Est-il possible de considérer la portée des paroles et leurs conséquences ? Le Seigneur nous montre la profondeur de notre responsabilité et interroge notre conscience. Le conseil qu’Il donne à Arsène de se taire se révèle profond.
La paille et la poutre
Ailleurs, dans le même sens, il nous est dit : « Ne jugez point afin que vous ne soyez pas jugés. Car on vous jugera du jugement dont vous jugez et l’on vous mesurera avec la mesure dont vous mesurez. Pourquoi vois-tu la paille qui est dans l’œil de ton frère et n’aperçois-tu pas la poutre qui est dans ton œil. Hypocrite, ôte premièrement la poutre de ton œil et alors tu verras comment ôter la paille de l’œil de ton frère » (Matth. 7, 1-5).

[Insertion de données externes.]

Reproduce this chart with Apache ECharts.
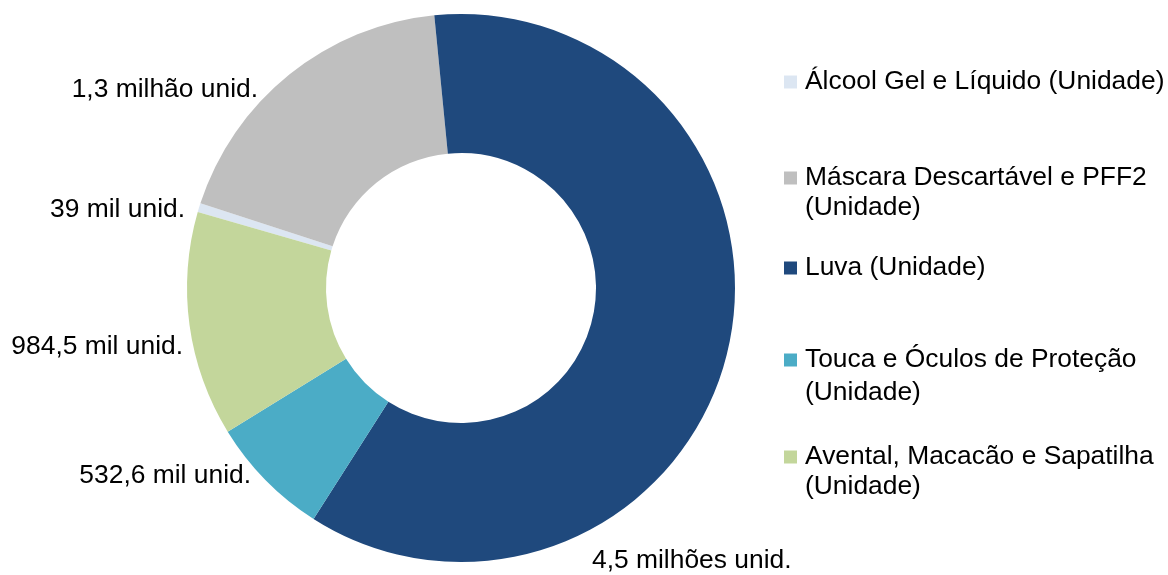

Le jugement détruit la communauté, la médisance sème la discorde et la suspicion. L’homme projette facilement sur l’autre ses problèmes non résolus et lui fait porter le poids des reproches qu’il adresse à lui-même.
Les relations humaines sont d’autant plus difficiles à vivre qu’elles comportent des sous-entendus, des non-dits, des attentes, des projections qui se transforment vite en jugements et en médisance. Elles expriment les mouvements de l’ego qui réinterprète tout en fonction de lui-même.
Puis, afin de ne pas révéler ses carences, va se justifier au détriment du prochain.
L’attitude égocentrée engendre tous les conflits en instaurant un rapport de force dominant-dominé. Elle est le signe d’une absence, de l’ignorance de l’état intérieur, d’une inconscience.
L’homme face à Dieu s’afflige de la poutre qui est dans son œil et par les larmes du repentir désire être libéré. La conscience de son état intérieur l’incline à prier pour son frère plutôt qu’à le juger. Une communauté de prière ne peut se construire que sur la base de la prière pour l’autre : « Portez les fardeaux les uns des autres ».
La prière pour les autres nous aide à voir notre propre péché, elle nous dispose à l’écoute du frère et incline à la compassion.
Là où le jugement me rendait aveugle sur moi-même, la prière pour l’autre me révèle l’état de mon âme pour une purification. En ce sens, par l’autre, le Seigneur met son doigt sur ma blessure et me demande : « Veux-tu guérir ? » L’autre peut-être une occasion de chute ou de guérison.